In December 2019, the JLM submission to the inquiry was leaked to the media. It included 70 sworn testimonies from current and former Party staff members, and concluded that “the Labour party is no longer a safe space for Jewish people”.
Draft findings were passed to the Labour Party in July 2020, with 28 days to respond. In October 2020, the EHRC published its report, determining that the party was "responsible for unlawful acts of harassment and discrimination". The EHRC determined that there were 23 instances of political interference by staff from the leader's office and others and that Labour had breached the Equality Act in two cases. Former party leader Jeremy Corbyn was suspended from the party for several weeks and had the party parliamentary whip removed on 29 October 2020 "for a failure to retract" his assertion that the scale of antisemitism within Labour had been overstated by opponents.
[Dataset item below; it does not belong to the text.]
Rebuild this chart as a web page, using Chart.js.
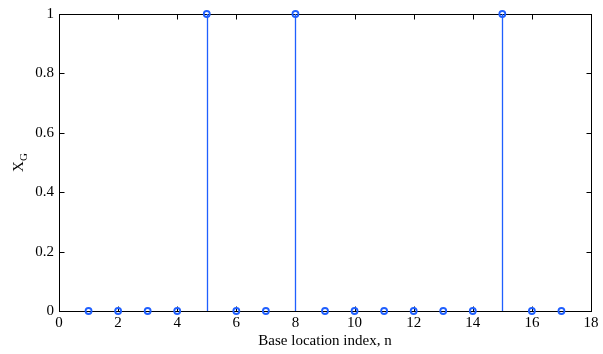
<!DOCTYPE html>
<html>
<head>
<meta charset="utf-8">
<script src="https://cdn.jsdelivr.net/npm/chart.js@4.4.0/dist/chart.umd.min.js"></script>
<style>
  html, body { margin: 0; padding: 0; background: #fff; }
  #wrap { width: 603px; height: 354px; }
</style>
</head>
<body>
<div id="wrap"><canvas id="stemChart"></canvas></div>
<script>
// data
const locationIndex = [1, 2, 3, 4, 5, 6, 7, 8, 9, 10, 11, 12, 13, 14, 15, 16, 17];
const xgValues = [0, 0, 0, 0, 1, 0, 0, 1, 0, 0, 0, 0, 0, 0, 1, 0, 0];
const xTickValues = [0, 2, 4, 6, 8, 10, 12, 14, 16, 18];
const yTickValues = [0, 0.2, 0.4, 0.6, 0.8, 1];

const STEM_BLUE = "#1f5fff";
const FONT = "'Liberation Serif', 'Times New Roman', serif";

// vertical stems from zero up to each value
const stemPlugin = {
  id: "stems",
  beforeDatasetsDraw(chart) {
    const ctx = chart.ctx;
    const xs = chart.scales.x, ys = chart.scales.y;
    ctx.save();
    ctx.strokeStyle = STEM_BLUE;
    ctx.lineWidth = 1.3;
    locationIndex.forEach((n, i) => {
      const px = Math.round(xs.getPixelForValue(n)) + 0.5;
      ctx.beginPath();
      ctx.moveTo(px, ys.getPixelForValue(0));
      ctx.lineTo(px, ys.getPixelForValue(xgValues[i]));
      ctx.stroke();
    });
    ctx.restore();
  }
};

// box around the axes with inward ticks, plus the X_G label
const framePlugin = {
  id: "frame",
  beforeDatasetsDraw(chart) {
    const ctx = chart.ctx;
    const a = chart.chartArea;
    const xs = chart.scales.x, ys = chart.scales.y;
    const L = Math.round(a.left) + 0.5, R = Math.round(a.right) + 0.5;
    const T = Math.round(a.top) + 0.5, B = Math.round(a.bottom) + 0.5;
    const tick = 5;
    ctx.save();
    ctx.strokeStyle = "#000";
    ctx.lineWidth = 1;
    ctx.strokeRect(L, T, R - L, B - T);
    ctx.beginPath();
    xTickValues.forEach(v => {
      const px = Math.round(xs.getPixelForValue(v)) + 0.5;
      ctx.moveTo(px, B); ctx.lineTo(px, B - tick);
      ctx.moveTo(px, T); ctx.lineTo(px, T + tick);
    });
    yTickValues.forEach(v => {
      const py = Math.round(ys.getPixelForValue(v)) + 0.5;
      ctx.moveTo(L, py); ctx.lineTo(L + tick, py);
      ctx.moveTo(R, py); ctx.lineTo(R - tick, py);
    });
    ctx.stroke();

    // y label: X with subscript G, rotated
    ctx.translate(23, (a.top + a.bottom) / 2);
    ctx.rotate(-Math.PI / 2);
    ctx.fillStyle = "#000";
    ctx.textBaseline = "alphabetic";
    ctx.font = "15px " + FONT;
    const wX = ctx.measureText("X").width;
    ctx.font = "11px " + FONT;
    const wG = ctx.measureText("G").width;
    const start = -(wX + wG) / 2;
    ctx.font = "15px " + FONT;
    ctx.fillText("X", start, 0);
    ctx.font = "11px " + FONT;
    ctx.fillText("G", start + wX, 4);
    ctx.restore();
  }
};

new Chart(document.getElementById("stemChart"), {
  type: "scatter",
  data: {
    datasets: [{
      data: locationIndex.map((n, i) => ({ x: n, y: xgValues[i] })),
      pointStyle: "circle",
      pointRadius: 3,
      pointBorderWidth: 1.8,
      pointBackgroundColor: "rgba(0,0,0,0)",
      pointBorderColor: STEM_BLUE,
      clip: false
    }]
  },
  options: {
    responsive: true,
    maintainAspectRatio: false,
    animation: false,
    events: [],
    layout: { padding: { top: 14, right: 12, left: 0, bottom: 0 } },
    plugins: {
      legend: { display: false },
      tooltip: { enabled: false }
    },
    scales: {
      x: {
        type: "linear",
        min: 0,
        max: 18,
        grid: { display: false, drawTicks: false },
        border: { display: false },
        ticks: {
          stepSize: 2,
          padding: 3,
          color: "#000",
          font: { family: FONT, size: 15 },
          maxRotation: 0
        },
        title: {
          display: true,
          text: "Base location index, n",
          color: "#000",
          font: { family: FONT, size: 15 },
          padding: { top: 0, bottom: 4 }
        },
        afterFit(scale) { scale.height = 43; }
      },
      y: {
        type: "linear",
        min: 0,
        max: 1,
        grid: { display: false, drawTicks: false },
        border: { display: false },
        ticks: {
          stepSize: 0.2,
          padding: 5,
          color: "#000",
          font: { family: FONT, size: 15 },
          callback: v => String(Number(v.toFixed(1)))
        },
        afterFit(scale) { scale.width = 59; }
      }
    }
  },
  plugins: [framePlugin, stemPlugin]
});
</script>
</body>
</html>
In December 2020, Labour published its action plan on antisemitism in response to the EHRC report.
Conservative Party
The Muslim Council of Britain (MCB) first asked the EHRC to investigate the Conservative Party in May 2019. It received no reply and made a second request in November 2019 and again received no reply. In March 2020, the MCB submitted a dossier including 300 supposed cases of prejudiced or discriminatory language against Muslims within the Conservative Party. On 12 May, the EHRC announced that it would not be investigating the Conservative Party for racism, pending its monitoring of the party's own internal review.